After experimenting with the short story
form in Tervetuloa paratiisiin ('Welcome to paradise', Sammakko,
2003), Kreetta Onkeli has returned to the short novel and the portrayal
of personal development. The central character of Beige. Eroottinen
kesä Helsingissä ('Beige. An erotic summer in Helsinki',
Sammakko, 2005) is the 18-year-old Vappu. She grows up in the inconsolably
sad town of Hiekkakylä, Sandtown, raised by her well-meaning
but ineffective teacher father. Of mother or siblings there is no
trace.
Vappu and her father live in a limbo
of sadness where everything is as absolutely ordinary as can be -
except for Vappu, who deviates to the extent of being unusually big.
She is always the tallest in the class, she is clumsy and walks with
her feet turned inwards. She is anxious and lonely. Her greatest ambition
is to become invisible, not to take up space - either physical or
psychological. In her self-effacement and shyness she becomes a walking
anomaly. Rapid progress is expected of such a big girl, and the irritation
grows when she fails to meet expectations.
After passing her school leaving exams
with average marks, Vappu leaves Sandtown. She arrives in Helsinki
with her size complex, shyness and inexhaustible yearning for love.
In the unfamiliar capital she acquires a rented apartment overlooking
a rear courtyard and a summer job at a branch library.
Vappu's body fixation, loneliness and
erotic hunger assume new proportions. Her confrontations with the
people in her new environment become a series of paranoid misunderstandings.
Existential anguish, the 'beige' that is the characteristic colour
of Sandtown and melancholy, increasingly takes over Vappu's life until
it finally takes possession of her entirely.

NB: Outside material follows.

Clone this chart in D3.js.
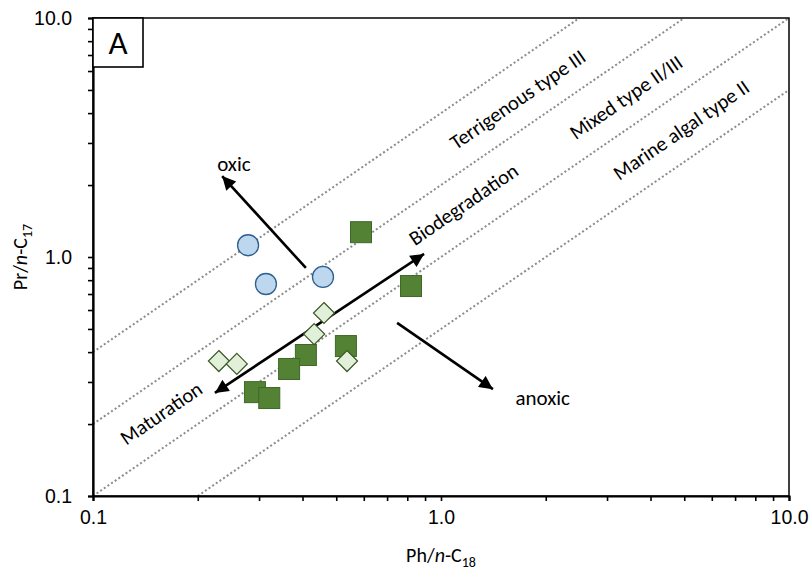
<!DOCTYPE html>
<html>
<head>
<meta charset="utf-8">
<script src="https://cdn.jsdelivr.net/npm/d3@7"></script>
<style>
html,body{margin:0;padding:0;background:#fff;}
svg{display:block;font-family:Carlito, Lato, "Open Sans", sans-serif;}
</style>
</head>
<body>
<svg id="chart" width="811" height="572"></svg>
<script>
// ---- data ----
const circlePh = [0.279, 0.314, 0.458];
const circlePr = [1.12, 0.771, 0.825];
const squarePh = [0.589, 0.820, 0.533, 0.409, 0.366, 0.292, 0.321];
const squarePr = [1.27, 0.756, 0.424, 0.389, 0.340, 0.272, 0.257];
const diamondPh = [0.461, 0.432, 0.230, 0.259, 0.537];
const diamondPr = [0.583, 0.476, 0.367, 0.357, 0.367];
const refRatios = [4, 2, 1, 0.5];
const tickValues = [0.1, 1, 10];
const tickLabels = ["0.1", "1.0", "10.0"];
const zoneLabels = ["Terrigenous type III", "Mixed type II/III", "Marine algal type II", "Biodegradation", "Maturation"];
const zoneLabelPh = [1.66, 3.40, 4.90, 1.16, 0.157];
const zoneLabelPr = [4.56, 4.66, 3.40, 1.66, 0.222];
const arrowNames = ["oxic", "bio", "anoxic"];
const arrowFromPh = [0.409, 0.224, 0.748];
const arrowFromPr = [0.90, 0.270, 0.530];
const arrowToPh = [0.235, 0.894, 1.41];
const arrowToPr = [2.18, 1.03, 0.280];
const arrowDouble = [false, true, false];
const envLabels = ["oxic", "anoxic"];
const envLabelPh = [0.254, 1.96];
const envLabelPr = [2.45, 0.257];

// ---- layout ----
const svg = d3.select("#chart");
const L = 93, R = 789, T = 18, B = 496;
const x = d3.scaleLog().domain([0.1, 10]).range([L, R]);
const y = d3.scaleLog().domain([0.1, 10]).range([B, T]);

svg.append("defs").append("marker")
  .attr("id", "ah").attr("viewBox", "0 0 10 10")
  .attr("refX", 10).attr("refY", 5)
  .attr("markerWidth", 6).attr("markerHeight", 5.2)
  .attr("markerUnits", "strokeWidth")
  .attr("orient", "auto-start-reverse")
  .append("path").attr("d", "M0,0 L10,5 L0,10 Z").attr("fill", "#000");

// reference dotted lines
refRatios.forEach(k => {
  const x0 = Math.max(0.1, 0.1 / k), x1 = Math.min(10, 10 / k);
  svg.append("line")
    .attr("x1", x(x0)).attr("y1", y(k * x0))
    .attr("x2", x(x1)).attr("y2", y(k * x1))
    .attr("stroke", "#8c8c8c").attr("stroke-width", 2)
    .attr("stroke-dasharray", "2,2.4");
});

// frame
svg.append("rect").attr("x", L).attr("y", T).attr("width", R - L).attr("height", B - T)
  .attr("fill", "none").attr("stroke", "#000").attr("stroke-width", 1.5);

// axes
const allTicks = d3.range(-1, 1).flatMap(e => d3.range(1, 10).map(m => m * Math.pow(10, e))).concat([10]);
const fmt = d => { const i = tickValues.findIndex(t => Math.abs(t - d) < 1e-9); return i >= 0 ? tickLabels[i] : ""; };
const xAxis = d3.axisBottom(x).tickSizeOuter(0).tickValues(allTicks).tickSize(5).tickFormat(fmt);
const gx = svg.append("g").attr("transform", `translate(0,${B})`).call(xAxis);
gx.select(".domain").attr("stroke-width", 2.2);
gx.selectAll(".tick line").attr("stroke-width", 1.6);
gx.selectAll(".tick text").attr("font-size", 19.5).attr("dy", "1.05em").attr("fill", "#000").attr("font-family", null);

const yAxis = d3.axisLeft(y).tickSizeOuter(0).tickValues(allTicks).tickSize(5).tickFormat(fmt);
const gy = svg.append("g").attr("transform", `translate(${L},0)`).call(yAxis);
gy.select(".domain").attr("stroke-width", 2.2);
gy.selectAll(".tick line").attr("stroke-width", 1.6);
gy.selectAll(".tick text").attr("font-size", 19.5).attr("x", -21).attr("fill", "#000").attr("font-family", null);

// axis titles
const xt = svg.append("text").attr("x", (L + R) / 2).attr("y", 562).attr("text-anchor", "middle").attr("font-size", 20);
xt.append("tspan").text("Ph/");
xt.append("tspan").attr("font-style", "italic").text("n");
xt.append("tspan").text("-C");
xt.append("tspan").attr("font-size", 14).attr("dy", 5).text("18");

const yt = svg.append("text").attr("transform", `translate(27,${y(1)}) rotate(-90)`).attr("text-anchor", "middle").attr("font-size", 20);
yt.append("tspan").text("Pr/");
yt.append("tspan").attr("font-style", "italic").text("n");
yt.append("tspan").text("-C");
yt.append("tspan").attr("font-size", 14).attr("dy", 5).text("17");

// zone labels
const ang = -Math.atan((y(1) - y(10)) / (x(10) - x(1))) * 180 / Math.PI;
zoneLabels.forEach((t, i) => {
  svg.append("text")
    .attr("transform", `translate(${x(zoneLabelPh[i])},${y(zoneLabelPr[i])}) rotate(${ang})`)
    .attr("text-anchor", "middle").attr("dominant-baseline", "central")
    .attr("font-size", 20.5).text(t);
});

// arrows
arrowNames.forEach((n, i) => {
  const ln = svg.append("line")
    .attr("x1", x(arrowFromPh[i])).attr("y1", y(arrowFromPr[i]))
    .attr("x2", x(arrowToPh[i])).attr("y2", y(arrowToPr[i]))
    .attr("stroke", "#000").attr("stroke-width", 2.6)
    .attr("marker-end", "url(#ah)");
  if (arrowDouble[i]) ln.attr("marker-start", "url(#ah)");
});
envLabels.forEach((t, i) => {
  svg.append("text").attr("x", x(envLabelPh[i])).attr("y", y(envLabelPr[i]))
    .attr("text-anchor", "middle").attr("dominant-baseline", "central")
    .attr("font-size", 21).text(t);
});

// markers
const sq = 21;
svg.append("g").selectAll("rect").data(d3.range(squarePh.length)).join("rect")
  .attr("x", i => x(squarePh[i]) - sq / 2).attr("y", i => y(squarePr[i]) - sq / 2)
  .attr("width", sq).attr("height", sq)
  .attr("fill", "#548235").attr("stroke", "#3f6827").attr("stroke-width", 1);

const dm = 10.5;
svg.append("g").selectAll("path").data(d3.range(diamondPh.length)).join("path")
  .attr("d", i => { const cx = x(diamondPh[i]), cy = y(diamondPr[i]);
    return `M${cx},${cy - dm}L${cx + dm},${cy}L${cx},${cy + dm}L${cx - dm},${cy}Z`; })
  .attr("fill", "#e2f0d9").attr("stroke", "#385723").attr("stroke-width", 1.2);

svg.append("g").selectAll("circle").data(d3.range(circlePh.length)).join("circle")
  .attr("cx", i => x(circlePh[i])).attr("cy", i => y(circlePr[i])).attr("r", 10.5)
  .attr("fill", "#bdd7ee").attr("stroke", "#2e5f8e").attr("stroke-width", 1.3);

// panel label box
svg.append("rect").attr("x", L).attr("y", T).attr("width", 50).attr("height", 49)
  .attr("fill", "#fff").attr("stroke", "#000").attr("stroke-width", 1.6);
svg.append("text").attr("x", L + 25).attr("y", T + 25).attr("text-anchor", "middle")
  .attr("dominant-baseline", "central").attr("font-size", 33).text("A");
</script>
</body>
</html>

In her novel Onkeli presents a human
type that is one of the most vulnerable in today's society. Vappu
is a crying contrast to the streamlined form and extrovert adaptability
society demands. At the same time, under her shy armour, she is an
incredibly acute and humorous social critic. Onkeli lets her heroine
record everything, and with the naivistic irony from Ilonen talo
she makes the clichéd behaviour patterns of both Sandtown and
the capital emerge in all their silliness. Beige shows contemporary
Finland in a tragic mirror of laughter.